▶ _DATA SUPPLIED_
(begin)
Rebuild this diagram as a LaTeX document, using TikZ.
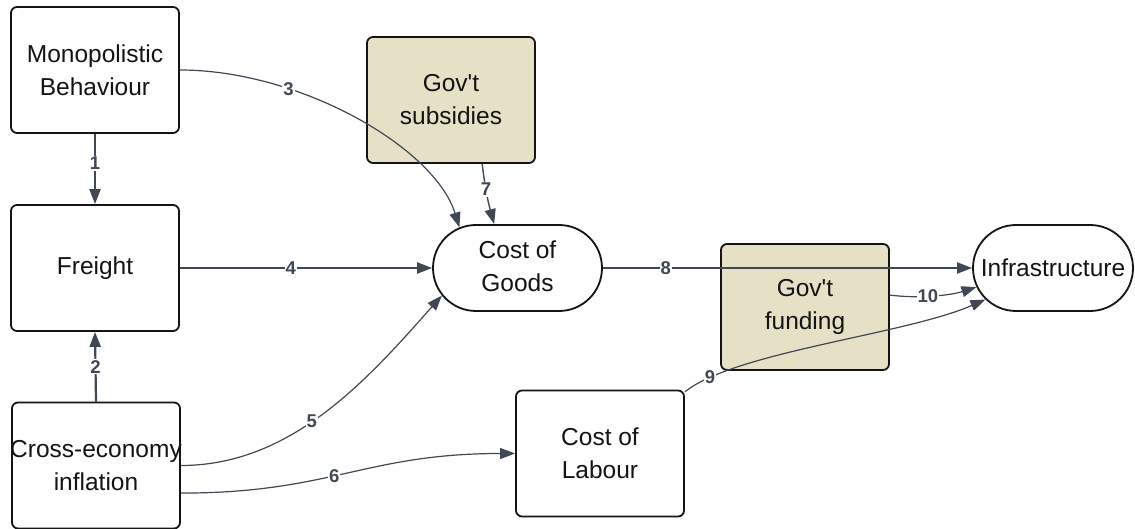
\documentclass[tikz,border=0pt]{standalone}
\usepackage{fontspec}
\setmainfont{Liberation Sans}
\usetikzlibrary{arrows.meta,shapes.misc}
\definecolor{edgecol}{HTML}{404854}
\definecolor{govfill}{HTML}{E6E0C7}
\definecolor{inkcol}{HTML}{141414}
\newcommand{\twolines}[2]{\makebox[0pt][c]{\begin{tabular}{@{}c@{}}#1\\#2\end{tabular}}}
\begin{document}
\begin{tikzpicture}[x=1pt,y=-1pt,
  nodefont/.style={font=\fontsize{24.5}{33}\selectfont},
  box/.style={draw=inkcol, line width=1.8pt, rounded corners=6pt, fill=white,
    minimum width=168pt, minimum height=126pt, inner sep=0pt, align=center,
    text=inkcol, nodefont},
  govbox/.style={box, fill=govfill},
  stadium/.style={rounded rectangle, draw=inkcol, line width=1.8pt, fill=white,
    minimum width=169pt, minimum height=86pt, inner sep=0pt,
    text=inkcol, nodefont},
  link/.style={draw=edgecol, line width=1.2pt, -{Triangle[length=15pt,width=11pt]}},
  heavy/.style={link, line width=2.2pt},
  num/.style={fill=white, inner sep=1pt, text=edgecol,
    font=\fontsize{18.5}{18.5}\selectfont\bfseries}
]
\useasboundingbox (0,0) rectangle (1135,529);

% boxes
\node[box] (mono) at (95,70) {Monopolistic\\Behaviour};
\node[box] (frt) at (95,268) {Freight};
\node[box] (cross) at (96,465.5) {\makebox[150pt][c]{Cross-economy}\\inflation};
\node[govbox] (subs) at (451,100) {Gov\textquotesingle t\\subsidies};
\node[stadium] (cog) at (517.5,268) {\twolines{Cost of}{Goods}};
\node[govbox] (fund) at (805,307) {Gov\textquotesingle t\\funding};
\node[stadium, minimum width=160pt] (infra) at (1053,268) {\makebox[0pt][c]{Infrastructure}};
\node[box] (col) at (600,453.5) {Cost of\\Labour};

% links
\draw[heavy] (mono.south) -- node[num, pos=0.42]{1} (frt.north);
\draw[heavy] (cross.north) -- node[num]{2} (frt.south);
\draw[link] (mono.east) .. controls +(120,0) and +(-25,-80) .. node[num, pos=0.3]{3} (cog.145);
\draw[heavy] (frt.east) -- node[num, pos=0.44]{4} (cog.west);
\draw[link] (cross.east) .. controls +(110,0) and +(-75,85) .. node[num, pos=0.45]{5} (cog.200);
\draw[link] (cross.-18) .. controls +(150,0) and +(-150,0) .. node[num, pos=0.45]{6} (col.west);
\draw[link, line width=1.4pt] (subs.-64.5) .. controls +(3,25) and +(-6,-22) .. node[num, pos=0.4]{7} (cog.118.6);
\draw[heavy] (cog.east) -- node[num, pos=0.17]{8} (infra.west);
\draw[link] (col.36) .. controls +(50,-40) and +(-80,35) .. node[num, pos=0.13]{9} (infra.205);
\draw[link] (fund.8.8) .. controls +(30,4) and +(-25,8) .. node[num, pos=0.42]{10} (infra.194);
\end{tikzpicture}
\end{document}
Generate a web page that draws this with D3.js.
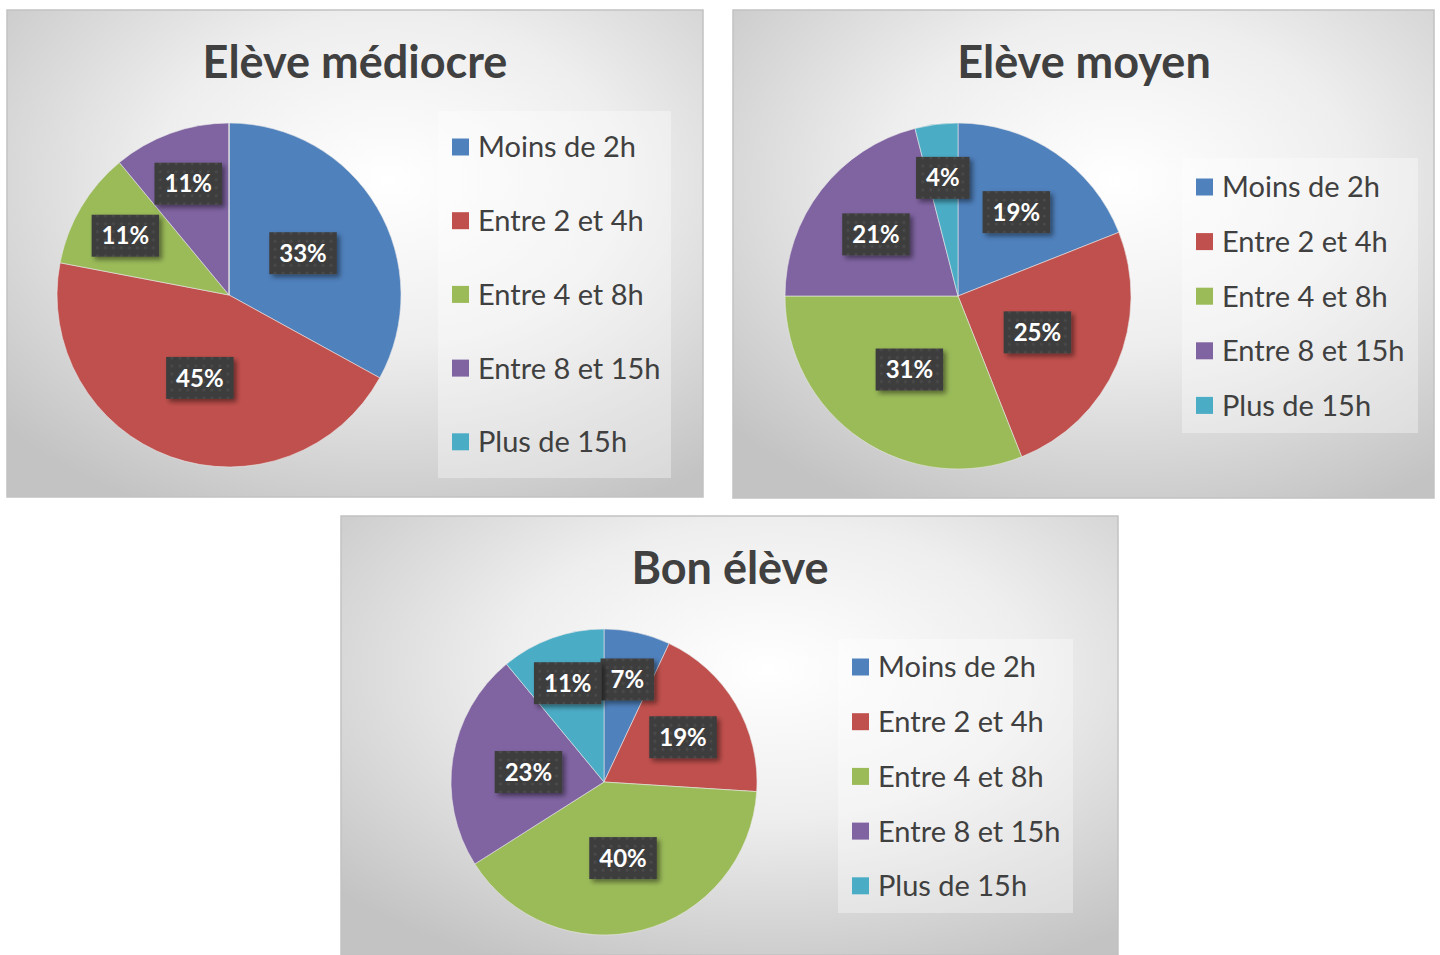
<!DOCTYPE html>
<meta charset="utf-8">
<script src="https://d3js.org/d3.v7.min.js"></script>
<style>
body { margin: 0; background: #fff; }
text { font-family: Lato, "Open Sans", sans-serif; }
</style>
<div id="my_dataviz"></div>
<script>

// categories shared by the three charts
var categories = ["Moins de 2h", "Entre 2 et 4h", "Entre 4 et 8h", "Entre 8 et 15h", "Plus de 15h"];
var colors = ["#4f81bd", "#c0504d", "#9bbb59", "#8064a2", "#4bacc6"];

// percentages
var titles = ["Elève médiocre", "Elève moyen", "Bon élève"];
var mediocre = [33, 45, 11, 11, 0];
var moyen = [19, 25, 31, 21, 4];
var bon = [7, 19, 40, 23, 11];

// panel layout (positions only)
var panels = [
  {values: mediocre, title: titles[0], x: 7, y: 10, w: 696, h: 487, cx: 229, cy: 295, r: 172, tx: 355, ty: 78,
   legend: {x: 438, y: 111, w: 233, h: 367, first: 147, step: 73.7}},
  {values: moyen, title: titles[1], x: 733, y: 10, w: 701, h: 488, cx: 958, cy: 296, r: 173, tx: 1084, ty: 78,
   legend: {x: 1182, y: 158, w: 236, h: 275, first: 187, step: 54.6}},
  {values: bon, title: titles[2], x: 341, y: 516, w: 777, h: 439, cx: 604, cy: 782, r: 153, tx: 730, ty: 584,
   legend: {x: 838, y: 639, w: 235, h: 274, first: 667, step: 54.7}}
];

var width = 1440, height = 955;

var svg = d3.select("#my_dataviz").append("svg")
    .attr("width", width)
    .attr("height", height);

var defs = svg.append("defs");

// panel background: light centre, grey border
panels.forEach(function(p, i) {
  var g = defs.append("radialGradient")
      .attr("id", "bg" + i)
      .attr("cx", "55%").attr("cy", "35%").attr("r", "75%");
  g.append("stop").attr("offset", "0%").attr("stop-color", "#ffffff");
  g.append("stop").attr("offset", "45%").attr("stop-color", "#eeeeee");
  g.append("stop").attr("offset", "100%").attr("stop-color", "#c3c3c3");
});

// dotted texture for the data labels
var pat = defs.append("pattern")
    .attr("id", "dots")
    .attr("width", 8).attr("height", 8)
    .attr("patternUnits", "userSpaceOnUse");
pat.append("rect").attr("width", 8).attr("height", 8).attr("fill", "#3d3d3d");
pat.append("circle").attr("cx", 4).attr("cy", 4).attr("r", 1.5).attr("fill", "#4b4b4b");

var shadow = defs.append("filter").attr("id", "shadow")
    .attr("x", "-30%").attr("y", "-30%").attr("width", "170%").attr("height", "170%");
shadow.append("feDropShadow")
    .attr("dx", 3).attr("dy", 3).attr("stdDeviation", 2.5)
    .attr("flood-color", "#000").attr("flood-opacity", 0.45);

var pie = d3.pie().sort(null).value(function(d) { return d; });

panels.forEach(function(p, i) {
  var g = svg.append("g");

  g.append("rect")
    .attr("x", p.x).attr("y", p.y)
    .attr("width", p.w).attr("height", p.h)
    .attr("fill", "url(#bg" + i + ")")
    .attr("stroke", "#c2c2c2")
    .attr("stroke-width", 1.5);

  g.append("text")
    .attr("x", p.tx).attr("y", p.ty)
    .attr("text-anchor", "middle")
    .attr("font-size", 45)
    .attr("font-weight", "bold")
    .attr("fill", "#404040")
    .text(p.title);

  // the pie
  var arcs = pie(p.values);
  var arc = d3.arc().innerRadius(0).outerRadius(p.r);
  var pg = g.append("g").attr("transform", "translate(" + p.cx + "," + p.cy + ")");

  pg.selectAll("path")
    .data(arcs)
    .enter()
    .append("path")
    .attr("d", arc)
    .attr("fill", function(d, j) { return colors[j]; })
    .attr("stroke", "#e8e8e8")
    .attr("stroke-width", 0.6);

  // data labels: small slices pushed outward, like Excel's best fit
  var lab = pg.selectAll(".lab")
    .data(arcs.filter(function(d) { return d.data > 0; }))
    .enter()
    .append("g")
    .attr("class", "lab")
    .attr("transform", function(d) {
      var k = d.data < 15 ? 0.7 : (d.data < 22 ? 0.6 : 0.5);
      var a = (d.startAngle + d.endAngle) / 2;
      return "translate(" + (Math.sin(a) * p.r * k) + "," + (-Math.cos(a) * p.r * k + 2) + ")";
    });

  lab.append("rect")
    .attr("fill", "url(#dots)")
    .attr("filter", "url(#shadow)");

  var txt = lab.append("text")
    .attr("text-anchor", "middle")
    .attr("dy", "0.36em")
    .attr("font-size", 24)
    .attr("font-weight", "bold")
    .attr("fill", "#ffffff")
    .text(function(d) { return d.data + "%"; });

  txt.each(function() {
    var w = this.getComputedTextLength() + 20;
    d3.select(this.parentNode).select("rect")
      .attr("x", -w / 2).attr("y", -21)
      .attr("width", w).attr("height", 42);
  });

  // legend
  var L = p.legend;
  g.append("rect")
    .attr("x", L.x).attr("y", L.y)
    .attr("width", L.w).attr("height", L.h)
    .attr("fill", "#ffffff")
    .attr("fill-opacity", 0.35);

  var item = g.selectAll(".item")
    .data(categories)
    .enter()
    .append("g")
    .attr("class", "item")
    .attr("transform", function(d, j) { return "translate(" + (L.x + 14) + "," + (L.first + j * L.step) + ")"; });

  item.append("rect")
    .attr("x", 0).attr("y", -8.5)
    .attr("width", 17).attr("height", 17)
    .attr("fill", function(d, j) { return colors[j]; });

  item.append("text")
    .attr("x", 26)
    .attr("dy", "0.36em")
    .attr("font-size", 29)
    .attr("fill", "#404040")
    .text(function(d) { return d; });
});

</script>
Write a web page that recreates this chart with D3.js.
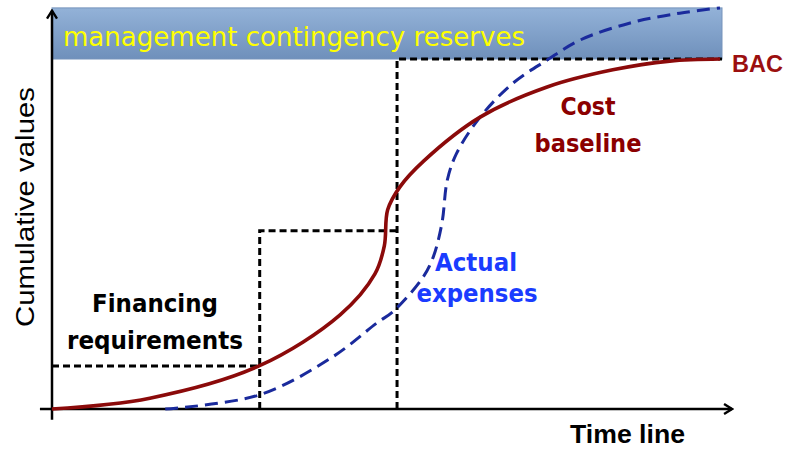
(end)
▶ _DIRECTIONS_
Extract all lines from the data in which "this" is found.

▶ _FINAL RESULT_
Rebuild this diagram as a LaTeX document, using TikZ.
Generate a web page that draws this with D3.js.
    var w = this.getComputedTextLength() + 20;
    d3.select(this.parentNode).select("rect")
Write a web page that recreates this chart with D3.js.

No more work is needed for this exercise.